In Reporting Class, DePauw Professor’s Use of a Student’s Public Records Spurs Debate & an Investigation (#acpsea)

It has quickly become the most hotly-debated journalism lesson so far in 2012.  Late last month in an advanced reporting class, a DePauw University visiting journalism professor passed out a student-athlete’s public records– including her social media profiles and reports related to a recent arrest– for a session on accessing documents.  It has spurred complaints from some of his own students and a subsequent ongoing imbroglio with DePauw administrators.

The gist, as reported by The DePauw, the student newspaper at the Indiana school: “In [a recent] Investigative Reporting Techniques class, which teaches journalism students how to access public information, [Mark] Tatge passed out a 17-page packet detailing the Jan. 27 arrest of sophomore Alison Stephens.  The front three pages were Stephens’ Facebook and Twitter profiles, available online.  Other documents included her booking record, permission to travel out of state, her father’s drivers license, police incident report and other court proceedings.  Tatge said that he chose the case to present because it was local, a breaking news story and involved a peer.”

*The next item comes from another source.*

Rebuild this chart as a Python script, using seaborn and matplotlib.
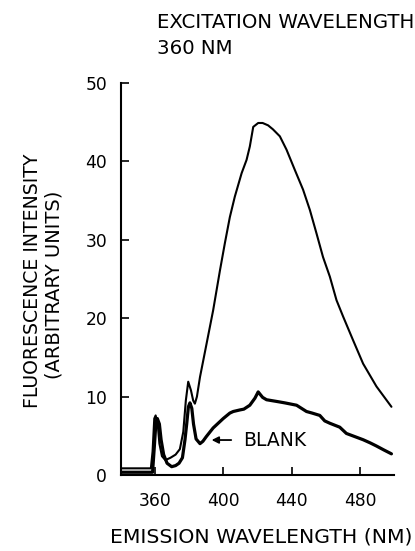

The initial reaction: “[S]ome students were uncomfortable discussing a fellow DePauw student, particularly one who had been arrested.  Four students in the seminar are in the same sorority as Stephens, Pi Beta Phi. A member of the men’s basketball team was also in the class, another connection to Stephens who plays on the women’s team.  News of the class traveled fast.”

One camp is criticizing Tatge for being crass, singling out and further embarrassing a student who has already had a tough semester (including an arrest on charges of public intoxication, minor in consumption, resisting law enforcement, and criminal mischief).  The university is investigating whether the packet’s distribution created “a hostile learning environment” for the student or her peers.

As the mother of Alison Stephens wrote to the DePauw, “The fact that a visiting professor would chose a current student’s records to teach investigative journalism is an assault to everyone on campus.  Each student on campus is subject to the whim of whether a professor may or may not want to target them as the next ‘subject’.  The lesson being taught could have been made just as strongly without harming a 19-year-old student.”

The other camp argues Tatge was well within his rights to utilize the records– all of which are public– and deserves kudos for attempting to present a records sampling relatable to students.  In Tatge’s words, “I guess I could pick something about patent law and have them go look up patent and trademarks, but I think they would be less interested in that than they would be about an arrest for drinking [and the other charges].”

The bottom-line argument, from this perspective: Journalism, even in the classroom, is a real-world endeavor.  As the top Facebook comment on a related JimRomenesko.com post asks, “So, investigative reporting for beginners should exist of fantasy exercises, duck any use of public records and forgo any lessons that your reporting– the truth– will hurt feelings, create controversy and generate criticism?”